Album: “The Liz Tape”
Artist: Armani Caesar
Label: Griselda Records
Release Date: September 18th
The Liz Tape may only be 25 minutes, but that doesn’t stop Armani Caesar from proving that she’s a force to be reckoned with on her debut LP. Being the first woman to be signed by Buffalo recording label Griselda Records, Caesar has already made her mark with her outstanding album, which features many signature sounds from the company while also staying unique.
Though Caesar has released several projects and singles before, The Liz Tape is her first real LP. The album was released by Griselda on Sept. 18th, and Caesar is from Buffalo as well.
The cover of The Liz Tape features a portrait of actress Elizabeth Taylor with a third eye, which suggests that every track on the album works to create a mythical persona of a woman who is successful, driven, and seductive—but will not hesitate to get at those who mess with her.
“Countdown,” which is about getting revenge after being screwed over by a man, exemplifies these themes the most with lines like, “Ain’t nothin’ like a woman’s scorn / I had you wishin’ you was never born.” Just like the image of three-eyed Taylor depicted on the cover, which is reminiscent of some female creatures from Greek mythology, Caesar is glamorous and dangerous. The old, dreamy pianos, which appear on several other tracks, help create an old Hollywood feel that goes along with using Taylor’s likeness in the title and cover.
Throughout the album, Caesar name drops a lot of expensive brands, and the track “Mac 10s for Everybody,” which features fellow Griselda rapper, Westside Gunn, provides more than enough justification for this. On “Mac 10s for Everybody,” Caesar details her struggles with poverty, living around violence, and how she overcame everything. The inclusion of this song adds the right amount of depth to the overall album. Though it is fun to hear artists flex their wealth and success, it is important to see that many come from struggles, and those struggles are often what motivates them, which is a common theme in Griselda’s music.
Along with Westside Gunn, other Griselda MCs including Conway the Machine and Benny the Butcher are featured on the album, too. The dynamic flow between Benny and Caesar on “Drill a RaMA” is one of the highlights of the album.

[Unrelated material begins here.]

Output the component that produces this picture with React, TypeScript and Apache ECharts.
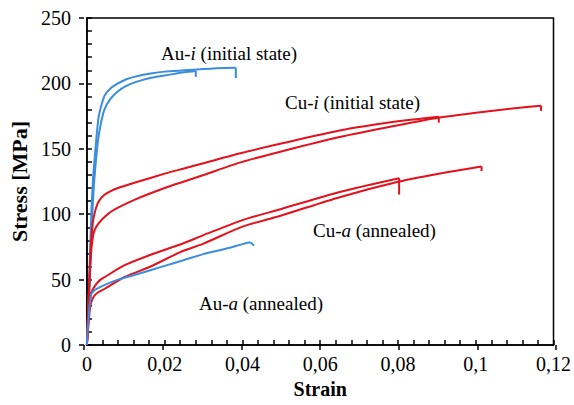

Though strong femininity flows throughout the whole album, if there is one quintessential “bad bitch” song, “THE LIZ” would be it. On the track, Caesar is unapologetic about her past success and her drive for more; it’s empowering to listen to, especially considering her past struggles outlined on the previous track. Almost every verse is memorable, with lines “New gun, come with a drum, but no bang / I get in the booth, no turkey, I go ham” and “Like new orthopaedics, bitch I’m back on my feet.”
After “THE LIZ,” the album’s instrumentals shift a bit to be more reminiscent of an older gritty mafioso sound. The blend of both these sounds and the dream-like classical instrumentals create an interesting juxtaposition between the personas of an old Hollywood starlet and a ruthless female MC. The menacing production is most apparent on the exciting “Simply Done,” produced by DJ Premier, which details how she takes down her haters. Conway, who is featured on the track, briefly brings back gritty Griselda themes of being surrounded by violence with impactful lines like “Godfather s--t, I still might do the shootin’ / The graveyard in my city like a high school reunion.”
The way The Liz Tape balances two different vintage sounds is almost as impressive as how Caesar manages to combine different personas. On the one hand, she presents herself as a wealthy and glamorous star, not unlike Elizabeth Taylor or Ginger Rothstein, who she names a later track after. However, she also shows herself to be a tough femme fatale who will exact revenge on anyone who gets in her way.